ACT 1 Scene 1It's an an early morning in Verilab Austin. Tommy's office. He's just picked up Davie Robinson who is visiting from the UK Verilab team. Davie's now working in the conference room with JL, while Tommy goes over his email. As he works his way through the list, a sequence of visitors arrive, either physically or via new emails or IMs:
[Davie pops his head through Tommy's office doorway]
Davie: So, when did we standardize on the VMM?
Tommy: When did we what?
Davie: The VMM. You said we standardized on it.
[JL arrives next to Davie]
JL: Why did you say we've standardized on the VMM?

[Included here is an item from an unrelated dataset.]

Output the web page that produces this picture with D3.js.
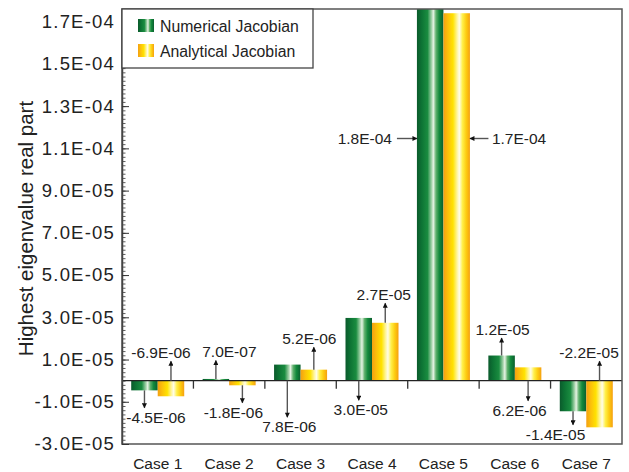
<!DOCTYPE html>
<html>
<head>
<meta charset="utf-8">
<script src="https://cdn.jsdelivr.net/npm/d3@7"></script>
<style>
  html, body { margin: 0; padding: 0; background: #fff; }
  svg { display: block; font-family: "Liberation Sans", Arial, Helvetica, sans-serif; }
</style>
</head>
<body>
<svg id="chart" width="629" height="472"></svg>
<script>
// ---------- data ----------
const categories = ["Case 1", "Case 2", "Case 3", "Case 4", "Case 5", "Case 6", "Case 7"];
const seriesNames = ["Numerical Jacobian", "Analytical Jacobian"];
const numerical  = [-4.6e-6, 0.8e-6, 7.6e-6, 29.7e-6, 1.8e-4, 11.9e-6, -14.5e-6];
const analytical = [-7.4e-6, -2.2e-6, 5.2e-6, 27.4e-6, 1.74e-4, 6.3e-6, -22.1e-6];
const numericalLabels  = ["-4.5E-06", "7.0E-07", "7.8E-06", "3.0E-05", "1.8E-04", "1.2E-05", "-1.4E-05"];
const analyticalLabels = ["-6.9E-06", "-1.8E-06", "5.2E-06", "2.7E-05", "1.7E-04", "6.2E-06", "-2.2E-05"];
const yTickValues = [-3e-5, -1e-5, 1e-5, 3e-5, 5e-5, 7e-5, 9e-5, 1.1e-4, 1.3e-4, 1.5e-4, 1.7e-4];
const yTickLabels = ["-3.0E-05", "-1.0E-05", "1.0E-05", "3.0E-05", "5.0E-05", "7.0E-05", "9.0E-05", "1.1E-04", "1.3E-04", "1.5E-04", "1.7E-04"];
const yDomain = [-3e-5, 1.76e-4];
const yLabel = "Highest eigenvalue real part";

// ---------- annotation layout (pixels; not data) ----------
const numLayout = [
  {dir: "down", from: "end",  len: 17.5, dx: 11.5},
  {dir: "up",   from: "end",  len: 18.5, dx: 13.5},
  {dir: "down", from: "zero", len: 36.5, dx: 2},
  {dir: "down", from: "zero", len: 19.5, dx: 2},
  {dir: "right", yPix: 138.5, len: 20},
  {dir: "up",   from: "end",  len: 17.5, dx: 1},
  {dir: "down", from: "end",  len: 13.5, dx: -17.5}
];
const anaLayout = [
  {dir: "up",   from: "zero", len: 19.5, dx: -10},
  {dir: "down", from: "end",  len: 17.5, dx: -9},
  {dir: "up",   from: "end",  len: 22.5, dx: -4.5},
  {dir: "up",   from: "end",  len: 19.5, dx: -1.5},
  {dir: "left", yPix: 138.5, len: 18.5},
  {dir: "down", from: "zero", len: 20,   dx: -8.5},
  {dir: "up",   from: "zero", len: 19.5, dx: -10.5}
];

// ---------- layout ----------
const svg = d3.select("#chart");
const L = 122, R = 622, T = 9, B = 444;
const x = d3.scaleBand().domain(categories).range([L, R]).paddingInner(0).paddingOuter(0);
const barW = 26.5;
const groupOff = (x.bandwidth() - 2 * barW) / 2;
const y = d3.scaleLinear().domain(yDomain).range([B, T]);
const y0 = y(0);

const defs = svg.append("defs");
function grad(id, stops) {
  const g = defs.append("linearGradient").attr("id", id).attr("x1", "0%").attr("x2", "100%").attr("y1", "0%").attr("y2", "0%");
  stops.forEach(s => g.append("stop").attr("offset", s[0]).attr("stop-color", s[1]));
}
grad("gGreen", [["0%", "#0b5a2c"], ["18%", "#0d7434"], ["40%", "#1a8c40"], ["55%", "#9fd0a6"], ["62%", "#e6f3e4"], ["72%", "#5fb06c"], ["84%", "#138a3c"], ["100%", "#0a5e2e"]]);
grad("gYellow", [["0%", "#f4a012"], ["18%", "#fcc20a"], ["36%", "#ffe200"], ["52%", "#fff6a0"], ["60%", "#fffde8"], ["72%", "#fff04a"], ["86%", "#fdcc10"], ["100%", "#f5a010"]]);

svg.append("clipPath").attr("id", "plotClip").append("rect").attr("x", L).attr("y", T).attr("width", R - L).attr("height", B - T);

const plot = svg.append("g").attr("clip-path", "url(#plotClip)");
function drawBars(vals, fill, idx) {
  plot.selectAll(null).data(vals).join("rect")
    .attr("x", (d, i) => x(categories[i]) + groupOff + idx * barW)
    .attr("width", barW)
    .attr("y", d => Math.min(y(d), y0))
    .attr("height", d => Math.abs(y(d) - y0))
    .attr("fill", fill);
}
drawBars(numerical, "url(#gGreen)", 0);
drawBars(analytical, "url(#gYellow)", 1);

svg.append("line").attr("x1", L).attr("x2", R).attr("y1", y0).attr("y2", y0).attr("stroke", "#222").attr("stroke-width", 1.3);

svg.selectAll(null).data(categories.slice(1)).join("line")
  .attr("x1", d => x(d)).attr("x2", d => x(d))
  .attr("y1", y0).attr("y2", y0 + 8)
  .attr("stroke", "#333").attr("stroke-width", 1.3);

svg.append("rect").attr("x", L).attr("y", T).attr("width", R - L).attr("height", B - T)
  .attr("fill", "none").attr("stroke", "#555").attr("stroke-width", 1.5);

const minorTicks = d3.range(-30, 177, 2).map(v => v * 1e-6);
svg.append("g").attr("transform", `translate(${L},0)`)
  .call(d3.axisLeft(y).tickValues(minorTicks).tickSizeInner(-3.5).tickSizeOuter(0).tickFormat(""))
  .call(g => g.select(".domain").remove())
  .call(g => g.selectAll("line").attr("stroke", "#333").attr("stroke-width", 0.8));

svg.append("g").attr("transform", `translate(${L},0)`)
  .call(d3.axisLeft(y).tickValues(yTickValues).tickSizeInner(-7).tickSizeOuter(0).tickPadding(7)
        .tickFormat((d, i) => yTickLabels[i]))
  .call(g => g.select(".domain").attr("stroke", "#444").attr("stroke-width", 1.5))
  .call(g => g.selectAll("line").attr("stroke", "#333").attr("stroke-width", 1))
  .call(g => g.selectAll("text").attr("font-size", 18.5).attr("fill", "#222")
        .attr("font-family", "Liberation Sans, Arial, sans-serif").style("letter-spacing", "1.2px"));

svg.selectAll(null).data(categories).join("text")
  .attr("x", d => x(d) + x.bandwidth() / 2)
  .attr("y", 469)
  .attr("text-anchor", "middle")
  .attr("font-size", 15.5).attr("fill", "#222")
  .text(d => d);

svg.append("text")
  .attr("transform", `translate(33,${(T + B) / 2 + 2}) rotate(-90)`)
  .attr("text-anchor", "middle")
  .attr("font-size", 20.5).attr("fill", "#222")
  .text(yLabel);

defs.append("marker").attr("id", "arrowHead").attr("viewBox", "0 0 10 10")
  .attr("refX", 9).attr("refY", 5).attr("markerWidth", 6).attr("markerHeight", 5)
  .attr("markerUnits", "userSpaceOnUse").attr("orient", "auto")
  .append("path").attr("d", "M0,0 L10,5 L0,10 Z").attr("fill", "#111");

const ann = svg.append("g");
function annotate(vals, labels, layout, idx) {
  vals.forEach((v, i) => {
    const lay = layout[i];
    const bx = x(categories[i]) + groupOff + idx * barW;
    const cx = bx + barW / 2;
    let x1, y1, x2, y2, tx, ty, anchor = "middle";
    if (lay.dir === "up" || lay.dir === "down") {
      const start = lay.from === "zero" ? y0 : y(v);
      y1 = start; x1 = cx; x2 = cx;
      if (lay.dir === "up") { y2 = start - lay.len; ty = y2 - 3; }
      else { y2 = start + lay.len; ty = y2 + 15; }
      tx = cx + lay.dx;
    } else if (lay.dir === "right") {
      x2 = bx; x1 = bx - lay.len; y1 = y2 = lay.yPix;
      tx = x1 - 5; ty = lay.yPix + 5.5; anchor = "end";
    } else {
      x2 = bx + barW; x1 = x2 + lay.len; y1 = y2 = lay.yPix;
      tx = x1 + 3.5; ty = lay.yPix + 5.5; anchor = "start";
    }
    ann.append("line").attr("x1", x1).attr("y1", y1).attr("x2", x2).attr("y2", y2)
      .attr("stroke", "#555").attr("stroke-width", 1.4).attr("marker-end", "url(#arrowHead)");
    ann.append("text").attr("x", tx).attr("y", ty).attr("text-anchor", anchor)
      .attr("font-size", 15.5).attr("fill", "#222").text(labels[i]);
  });
}
annotate(numerical, numericalLabels, numLayout, 0);
annotate(analytical, analyticalLabels, anaLayout, 1);

const leg = svg.append("g");
leg.append("rect").attr("x", L).attr("y", T).attr("width", 313 - L).attr("height", 68 - T)
  .attr("fill", "#fff").attr("stroke", "#444").attr("stroke-width", 1.3);
const legFills = ["url(#gGreen)", "url(#gYellow)"];
seriesNames.forEach((name, i) => {
  leg.append("rect").attr("x", 138).attr("y", 19 + i * 25).attr("width", 16).attr("height", 13).attr("fill", legFills[i]);
  leg.append("text").attr("x", 160).attr("y", 32 + i * 25).attr("font-size", 15.8).attr("fill", "#222").text(name);
});
</script>
</body>
</html>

Tommy: [suspicious] Who says I said we standardized on it?
Davie and JL: [together - pointing to a press release] That did!
Email from Gordon (Verilab UK): Seems we've standardized on the VMM
JL: Did you see Gordon's email?
Tommy: Hang on I'm ....
Email from Mark (Verilab Germany): I'm using OVM at the moment. Am I supposed to stop?
[Exeunt JL and Davie. Backing away, slowly]
Here's the reason for the consternation:
You see, the trouble with press releases, as any political press secretary will tell you, is the devil's in the details but the message is in the large. You have to keep an eye on them both. Here's the core of our quote:
"We have found that VMM can act as a key component in such a deployment [of an effective methodology]..."
And that does indeed reflect the reality of our day to day work. The VMM really can, and in fact does, add significant value to chip teams. We have deployed, are deploying, and will continue to deploy the VMM at clients where it is appropriate. Now as is normal with press releases, that phrase and others went through various revisions, back and forth between us and the final editor. But in the end, the meaning stayed intact. Now look at the bigger context:
"Leading European Design Consulting Firms Standardize on VMM Verification Methodology"
Unfortunately that can obviously be interpreted as:
"Leading European Design Consulting Firms Standardize EXCLUSIVELY on VMM Verification Methodology"And of course in Verilab's case, that isn't correct. Here's why.
Verilab tries to plough a scrupulously objective furrow in EDA when it comes to tool vendors. Our primary allegiance is, rather, to our clients. And while we consider Cadence and Mentor and Synopsys (see how they're in mere alphabetical order) among several others to be our good friends and partners, we are exclusive to none of them. And by "objective", we don't mean we'll say the same amount of nice things about each vendor. If vendor A's offerings were consistently inferior to vendor B's for a given client, we'd tell the client (and, if they were open to our advice, the vendor). And if A was consistently worse than B for everyone else; well we may well tell everyone. That's our job. And it's why our clients like us. We're not just contractors, we're consultants. We've seen more chip flows, across more tool suites, in more clients and more countries than most any other team on the planet. And we have no hidden tool agenda. If a spade needs calling a spade, we'll do it. So if the amount of nice (or nasty) things we say about each vendor happens to be the same for each, that's because that's how we call it. And in fact, that *is* in general how we call it. Our view is, consistently, that choice of tool vendor is not, from a technical point of view, the decisive factor in verification capability. Verification is fundamentally a problem of Peopleware; not, per se, Software, or Toolware.
So there you have it. Verilab absolutely believes that the VMM can be a key component in the deployment of an effective verification methodology. But it is not the only such key component and it is not the only approach used by Verilab.
It is, as Shakespeare said, my bad. None of this was the fault of anyone at Synopsys.